The Atlantic Club has been the topic of speculation for years. TJM paid $13.5 million for the site in 2014. One group of prospective buyers in 2017 wanted to turn the property into a water park, but they failed to come up with financing. Stockton University, which last year opened an Atlantic City campus just blocks from the Atlantic Club, was interested in the site for parking and potential expansion. A Stockton donor last year bought land behind the casino from TJM, but Stockton was unable to reach an agreement with the Floridian hotel company.

The Atlantic Club Is Crumbling. Who’s Responsible?

Smolinsky, the new buyer, is connected to Atlantic City investors including Atlantic City Football Club’s Andrew Weilgus, according to his page on the social-media site LinkedIn. (Weilgus said he only knows Smolinsky through LinkedIn). The page says Smolinsky is based in Malibu, California but his company, North American Acquisitions, has a Philadelphia business address.
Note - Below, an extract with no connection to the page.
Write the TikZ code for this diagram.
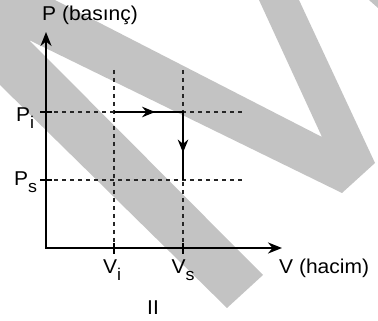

Smolinsky had a seat on the New York Stock Exchange and has managed a private investment portfolio for several decades, according to the website for a charitable foundation that has the same address as North American Acquisitions.

It is not clear whether Smolinsky has any relation to Josephy Smolinsky, a lawyer for Capital Gaming International, an Atlantic City company that ran floating casino riverboats. That company filed for bankruptcy in 1996.

TJM, which also owns the Atlantic City hotel The Claridge, has fallen behind on taxes on the property in previous years, even as it contributed more than $8,000 to the super PAC Our Atlantic City that helped elect Atlantic City mayor Frank Gilliam.